It's really not that big a deal, but I know how you feel.
http://en.wikipedia.org/wiki/Kangaroo_leather

It could be worse, but I wouldn't call it "not a big deal." From your link:
"A 2009 report commissioned by Animal Liberation NSW concluded that as many as 40 percent of kangaroos hunted are shot in the neck or body, rather than the brain (as dictated by Australiaís National Code of Practice), resulting in prolonged, painful deaths [14]. In addition, the babies of mother kangaroos (called joeys) who are killed face cruel deaths. Former full-time professional kangaroo shooter David Nicholls says that joeys 'also die in a state of terror by psychological deprivation, predation or starvation'"
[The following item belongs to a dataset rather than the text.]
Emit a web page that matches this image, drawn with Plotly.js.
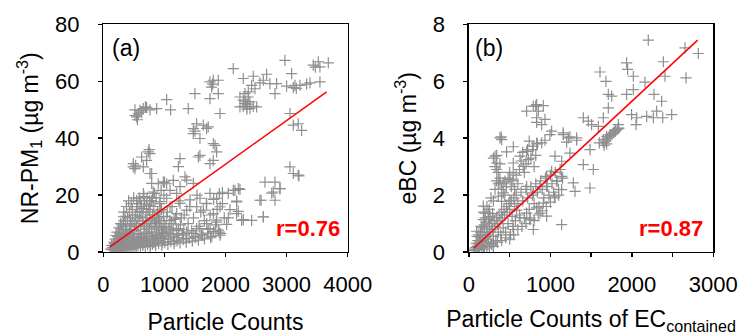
<!DOCTYPE html>
<html>
<head>
<meta charset="utf-8">
<script src="https://cdn.plot.ly/plotly-3.0.1.min.js"></script>
<style>html,body{margin:0;padding:0;background:#fff;}#chart{width:741px;height:335px;}</style>
</head>
<body>
<div id="chart"></div>
<script>
// Panel (a): Particle Counts vs NR-PM1
const aPairs = [
518,50, 600,49.8, 655,50.4, 709,50.8, 546,47.5, 573,48.6, 627,49.2, 764,50, 873,50.4, 1037,53.6, 1102,50, 1391,50.4, 518,48, 560,46.5, 690,51,
2237,54.5, 2291,53.4, 2319,52.2, 2346,51, 2373,54.5, 2400,52.8, 2455,51.2, 2510,51, 2319,55.7, 2373,56.3, 2482,57.4, 2428,58.6, 2237,51, 2291,51.2, 2350,50.2, 2400,50.5, 2330,53, 2360,52,
2973,67.4, 2128,64.5, 2291,61, 2455,61.8, 2673,62.5, 3082,62.7, 3437,65.7, 3519,66.9, 3683,66.5, 3546,65.1, 2728,59.2, 2837,59.2, 3000,58.3, 3110,57.8, 3219,58.6, 3328,59, 3383,59.5, 3546,59.8, 2564,59.5, 2619,60.4, 2810,55.7, 3137,58.6, 3470,65, 3160,57.5,
1746,59.8, 1800,60.4, 1882,60.4, 1773,58, 1882,55.7, 1746,53.9, 1910,48.7, 1500,55.7, 1790,59,
1473,43.4, 1528,45.1, 1637,44.6, 1718,44, 1473,41.6, 1582,39.9, 1800,38.1, 1855,35.2, 1800,32.2, 1746,31.1, 1582,34, 1255,32.8, 1337,26.4, 1500,42.5, 1690,43.5,
3055,29.9, 3110,27.6, 3191,27, 3055,48.7, 3110,44.6, 3191,45.1, 3246,42.8, 2646,24.6, 2810,24.6, 2891,22.3, 2782,21.1, 2810,18.2, 2564,18.2, 2619,12.3, 2428,11.1, 2264,11.1, 2182,13.5, 2182,17.6, 2128,21.7, 2210,22.3, 3203,26.8,
491,31.1, 518,29.3, 627,33.4, 655,29.9, 737,35.2, 764,27.6, 709,32.2, 491,29.9, 764,34.6, 750,36, 530,30.5,
982,24.6, 1037,24, 1146,25.2, 900,24, 818,21.1, 655,20.5, 1229,30, 1556,33.4, 1829,37.5, 792,27.6, 1001,24.6,
792,24.1, 947,21.7, 838,20.6, 546,18.2, 546,15.9, 655,15.3, 764,16.5, 928,17.7, 1037,18.9, 1201,20.6, 1365,25.3, 1474,24.1, 1256,23, 1092,21.7, 1583,18.9, 1747,20.6, 1856,18.9, 1692,17.1, 1528,15.9, 1365,14.7, 1201,13.5, 1037,12.4, 874,11.2, 710,10, 546,8.8, 383,7.7, 328,12.4, 437,10, 601,12.4, 764,14.1, 928,14.7, 1092,15.9, 1256,17.1, 1419,18.3, 1638,14.7, 1802,13.5, 1911,15.9, 1856,11.2, 1692,10, 1528,8.2, 1365,7, 1229,8.2, 1092,6.5, 983,7.7, 846,5.9, 710,6.5, 601,5.3, 491,4.7, 383,4.1, 273,3.5, 192,2.9, 137,2.3, 246,4.7, 328,5.9, 437,7, 519,2.9, 655,4.1, 819,3.5, 983,4.7, 1147,5.3, 1310,5.9, 1474,6.5, 1583,8.2, 1747,8.2, 1883,7.7, 1911,5.9,
2046,20.6, 2155,21.7, 2237,22, 2183,17.9, 2210,14.3, 2292,11.4, 2583,18.2, 2757,20.7, 2893,22.3, 2620,12.4, 2046,12, 2019,9.7, 2074,14.9, 1950,17, 1980,12, 1920,6.5, 1850,10.5, 1900,20.5, 1950,21,
150,1.5, 172,2.2, 188,1.8, 203,3, 214,2.5, 226,1.2, 233,3.8, 244,2, 257,1.5, 262,4.2, 276,3, 283,2.2, 295,5, 302,3.5, 318,1.8, 322,4.5, 337,6, 341,2.8, 356,3.8, 362,5.5, 374,7, 386,2.5, 391,4, 405,6.5, 412,3.2, 426,8, 433,5, 447,2.5, 455,9.5, 461,4, 476,6, 484,11, 493,3, 507,7.5, 512,5, 525,13, 536,2.8, 544,9, 553,4.5, 566,16, 574,6.5, 585,11, 594,3.5, 606,18, 613,8, 627,5, 634,14, 645,2.8, 652,10, 667,6, 673,17, 686,4, 694,12, 703,7, 716,19, 724,3.5, 733,9, 745,15, 754,5.5, 766,11, 773,2.6, 787,18, 792,7, 806,13, 813,4.5, 826,16, 834,8.5, 847,3.2, 853,10.5, 866,19, 874,6, 887,14, 893,4, 906,12, 914,8, 927,17, 933,5, 946,10, 953,15, 966,3.5, 974,7, 986,12.5, 993,20, 1008,5.5, 1026,9, 1047,14, 1063,4.5, 1088,11, 1104,6, 1126,16, 1143,8, 1167,3.8, 1184,12, 1206,5, 1237,18, 1262,9.5, 1297,6.5, 1324,13, 1356,4.8, 1387,10, 1416,16, 1447,7.5, 1476,12, 1508,5, 1534,20, 1567,9, 1595,14, 1628,6, 1654,11, 1687,17, 1716,8, 1748,13, 1776,5.5, 1806,18.5, 1837,9.5, 1864,15, 1896,7,
120,1, 143,0.8, 164,1.4, 182,0.5, 205,1, 227,0.8, 253,0.6, 284,1.2, 306,0.9, 327,1.6, 354,0.7, 385,1.3, 406,0.9, 437,1.5, 468,1.1, 503,1.8, 537,1.4, 566,2.1, 607,1.6, 646,2.3, 688,1.8, 725,2.5, 767,2, 806,2.8, 857,2.2, 905,3, 958,2.4, 1006,3.3, 1057,2.7, 1106,3.6, 1158,2.9, 1207,3.9, 1256,3.2, 1308,4.3, 1357,3.5, 1406,4.8, 1457,3.8, 1506,5.4, 1557,4.2, 1608,6, 1656,4.6, 1708,6.6, 1757,5, 1806,7.2,
176,3.5, 195,4.5, 236,5.5, 265,6.5, 287,8, 305,9.5, 336,11, 357,12.5, 282,10, 334,14, 378,16, 414,18, 456,17, 474,15, 497,19, 545,17, 588,19, 624,16, 665,19.5, 706,16, 757,18, 805,19, 326,9, 365,10, 396,12, 428,14, 445,11, 478,13, 516,10, 556,12, 597,14, 638,11, 675,9, 717,13, 758,8, 796,10, 836,12, 877,9, 916,11, 957,8.5, 996,10, 1035,7, 1076,8.5, 1117,10, 1158,11.5, 1196,7.5, 1236,6, 1277,12, 1318,8, 254,8.5, 224,7, 207,5.8, 185,3, 266,2.6, 308,2.2, 357,1.9, 404,2.7, 457,3.4, 505,2.4, 556,3.6, 604,4.2, 657,3.3, 706,4.8, 757,3.9, 805,5.3, 856,4.6, 906,5.8, 955,6.5
];
const aFitX = [110, 3656];
const aFitY = [1.8, 56.3];

// Panel (b): Particle Counts of EC_contained vs eBC
const bPairs = [
2202,7.45, 2816,6.98, 2653,7.18, 2665,6.12, 2387,6.69, 2407,6.18, 1936,6.65, 1948,6.42, 2018,6.18, 1609,6.33, 1682,6.0, 1711,5.54, 1752,5.48, 1711,5.07, 1936,5.54, 2018,5.71, 2161,5.97, 2272,5.54, 2366,5.30, 2305,4.95, 2379,4.72, 2489,4.83, 2182,4.77, 2264,4.72, 2059,4.72, 1997,4.83, 2051,4.48, 1834,4.48, 1650,4.72, 1588,4.42, 1506,4.48, 1404,4.72, 1465,4.60,
1650,3.95, 1601,3.84, 1731,4.13, 1793,4.28, 1834,4.36, 1690,4.07, 1486,3.6, 1527,2.9, 1486,2.25, 1404,3.07, 1322,3.93, 1240,4.05, 1158,4.19, 1199,3.86, 1056,3.37, 1138,3.19, 1240,3.48, 1281,2.43, 1302,2.13, 1138,0.96, 954,1.26, 872,1.37, 790,0.79,
708,4.95, 790,5.13, 831,5.18, 913,5.15, 852,4.95, 831,4.72, 831,4.56, 893,4.48, 995,4.13, 893,3.84, 790,3.72, 708,3.54, 729,3.25, 626,3.37, 544,3.13, 544,3.70, 462,3.52, 380,4.01, 401,3.95, 319,3.37, 339,3.13, 339,2.9, 380,2.43, 442,2.49, 503,2.55, 544,2.78, 667,3.01, 708,2.31, 790,2.08, 872,2.31, 954,2.66, 1015,2.84, 954,2.31, 1077,2.49, 1138,2.19, 1138,2.66, 1056,1.96, 913,1.72, 831,1.55, 708,1.37, 749,1.14, 626,1.2, 544,0.79, 585,1.47, 503,1.82, 421,2.08, 401,1.78, 360,1.96, 237,1.37, 176,1.61, 176,1.14, 94,0.73,
819,5.13, 933,4.66, 1015,4.25, 1158,4.13, 1220,4.01, 1322,4.01, 831,3.83, 933,3.93, 395,4.05,
1650,3.85, 1680,3.9, 1700,4.0, 1720,4.05, 1740,4.1, 1760,4.15, 1780,4.2, 1800,4.25, 1820,4.3, 1840,4.35, 1660,3.75, 1690,3.8,
60,0.1, 80,0.15, 90,0.3, 100,0.2, 110,0.4, 120,0.1, 130,0.35, 140,0.5, 150,0.25, 160,0.6, 170,0.4, 180,0.2, 190,0.7, 200,0.5, 210,0.35, 220,0.8, 230,0.6, 240,0.45, 250,0.9, 260,0.7, 270,0.3, 280,1.0, 290,0.8, 300,0.55, 310,1.1, 320,0.9, 330,0.4, 340,1.2, 350,1.0, 360,0.7, 370,1.3, 380,1.1, 390,0.6, 400,1.4, 410,1.2, 420,0.85, 430,1.5, 440,1.3, 450,0.7, 460,1.6, 470,1.4, 480,1.0, 490,1.7, 500,1.5, 510,0.6, 520,1.8, 530,1.25, 540,0.9, 550,1.9, 560,1.6, 570,1.1, 580,2.0, 600,1.7, 620,1.3, 640,2.1, 660,1.8, 680,1.2, 700,2.2, 720,1.9, 740,1.5, 760,2.3, 780,2.0, 800,1.7, 820,2.4, 840,2.1, 860,1.6, 880,2.5, 900,2.2, 920,1.9, 940,2.6, 960,2.3, 980,2.0, 1000,2.7, 1020,2.4, 1040,2.1, 1060,2.8, 1080,2.5, 1100,2.2, 1120,2.9, 1150,2.6,
150,0.9, 180,1.4, 200,1.2, 220,1.6, 250,1.5, 270,1.9, 300,1.8, 320,2.2, 340,2.5, 360,2.8, 380,3.1, 300,3.3, 320,3.0, 340,3.4, 360,2.4, 380,2.6, 400,2.2, 420,2.4, 440,2.0, 460,2.3, 480,2.6, 500,2.8, 520,2.3, 540,2.5, 560,2.2, 580,2.7, 600,2.4, 620,2.9, 640,3.2, 660,3.5, 680,2.8, 700,3.1, 720,3.6, 740,3.9, 760,3.3, 780,3.6, 800,3.0, 820,3.4, 840,3.8,
300,0.2, 350,0.35, 400,0.4, 450,0.5, 500,0.45, 550,0.6, 600,0.8, 650,0.9, 700,1.0, 750,1.2, 800,1.1, 850,1.3, 900,1.45, 950,1.6, 1000,1.75, 1050,1.9, 1100,2.0,
70,0.05, 100,0.08, 130,0.12, 160,0.15, 190,0.1, 220,0.2, 250,0.18, 280,0.25, 120,0.6, 140,0.7, 100,0.55, 170,0.85, 190,0.95, 210,1.05, 240,1.15, 260,1.25, 290,1.35, 196,1.37
];
const bFitX = [61, 2808];
const bFitY = [0.14, 7.45];

const ax = [], ay = [], bx = [], by = [];
for (let i = 0; i < aPairs.length; i += 2) { ax.push(aPairs[i]); ay.push(aPairs[i+1]); }
for (let i = 0; i < bPairs.length; i += 2) { bx.push(bPairs[i]); by.push(bPairs[i+1]); }

const FONT = "Liberation Sans, Arial, sans-serif";
const grey = "#8f8f8f";
const mk = {symbol: "cross-thin", size: 8, color: grey, line: {color: grey, width: 1.2}};

const traces = [
  {x: ax, y: ay, type: "scatter", mode: "markers", marker: mk, xaxis: "x", yaxis: "y", hoverinfo: "none"},
  {x: aFitX, y: aFitY, type: "scatter", mode: "lines", line: {color: "#ff0000", width: 1.5}, xaxis: "x", yaxis: "y"},
  {x: bx, y: by, type: "scatter", mode: "markers", marker: mk, xaxis: "x2", yaxis: "y2", hoverinfo: "none"},
  {x: bFitX, y: bFitY, type: "scatter", mode: "lines", line: {color: "#ff0000", width: 1.5}, xaxis: "x2", yaxis: "y2"}
];

const axBase = {
  showline: true, mirror: true, linecolor: "#000", linewidth: 1.5,
  ticks: "outside", ticklen: 4, tickwidth: 1.5, tickcolor: "#000",
  showgrid: false, zeroline: false,
  tickfont: {family: FONT, size: 22, color: "#000"}
};
const titleFont = {family: FONT, size: 23, color: "#000"};

const layout = {
  width: 741, height: 335,
  margin: {l: 0, r: 0, t: 0, b: 0},
  paper_bgcolor: "#fff", plot_bgcolor: "#fff",
  showlegend: false,
  xaxis: Object.assign({}, axBase, {domain: [0.1394, 0.4692], range: [0, 4000], dtick: 1000, tick0: 0, anchor: "y",
    ticklabelstandoff: 8,
    title: {text: "Particle Counts", font: titleFont, standoff: 20}}),
  yaxis: Object.assign({}, axBase, {domain: [0.2478, 0.9269], range: [0, 80], dtick: 20, tick0: 0, anchor: "x",
    ticklabelstandoff: 14,
    title: {text: "NR-PM<sub>1</sub> (µg m<sup>-3</sup>)", font: titleFont, standoff: 10}}),
  xaxis2: Object.assign({}, axBase, {domain: [0.6329, 0.9626], range: [0, 3000], dtick: 1000, tick0: 0, anchor: "y2",
    ticklabelstandoff: 8,
    minor: {dtick: 500, ticks: "outside", ticklen: 4, tickwidth: 1.5, tickcolor: "#000", showgrid: false},
    title: {text: "Particle Counts of EC<sub>contained</sub>", font: titleFont, standoff: 20}}),
  yaxis2: Object.assign({}, axBase, {domain: [0.2478, 0.9269], range: [0, 8], dtick: 2, tick0: 0, anchor: "x2",
    ticklabelstandoff: 14,
    title: {text: "eBC (µg m<sup>-3</sup>)", font: titleFont, standoff: 10}}),
  annotations: [
    {text: "(a)", xref: "paper", yref: "paper", x: 110/741, y: 1 - 33/335, xanchor: "left", yanchor: "top", showarrow: false, font: {family: FONT, size: 23, color: "#000"}},
    {text: "<b>r=0.76</b>", xref: "paper", yref: "paper", x: 342/741, y: 1 - 243/335, xanchor: "right", yanchor: "bottom", showarrow: false, font: {family: FONT, size: 22, color: "#ff0000"}},
    {text: "(b)", xref: "paper", yref: "paper", x: 473/741, y: 1 - 33/335, xanchor: "left", yanchor: "top", showarrow: false, font: {family: FONT, size: 23, color: "#000"}},
    {text: "<b>r=0.87</b>", xref: "paper", yref: "paper", x: 705/741, y: 1 - 243/335, xanchor: "right", yanchor: "bottom", showarrow: false, font: {family: FONT, size: 22, color: "#ff0000"}}
  ]
};

Plotly.newPlot("chart", traces, layout, {staticPlot: true, displayModeBar: false});
</script>
</body>
</html>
I'm personally insensitive to any individual kangaroo's feelings. You know, in the real world living organisms have evolved to maximize their own survival and perpetuation of their kinship. You seem unable to think out of the box to realize that your empathy with the fate and suffering of other creatures is simply a byproduct of your inherited or learned social skills. Empathy works well in human relations but may be totally useless or even counterproductive when generalized to every living creature. The argument of the suffering capacity is also very weak. Why should suffering prevail over other mental processes? Suffering is simply an efficient mechanism to increase the chances of survival and perpetuation. The pain sensation has been developed to prevent actions or avoid situations that can be harmful to your life or health, that simple.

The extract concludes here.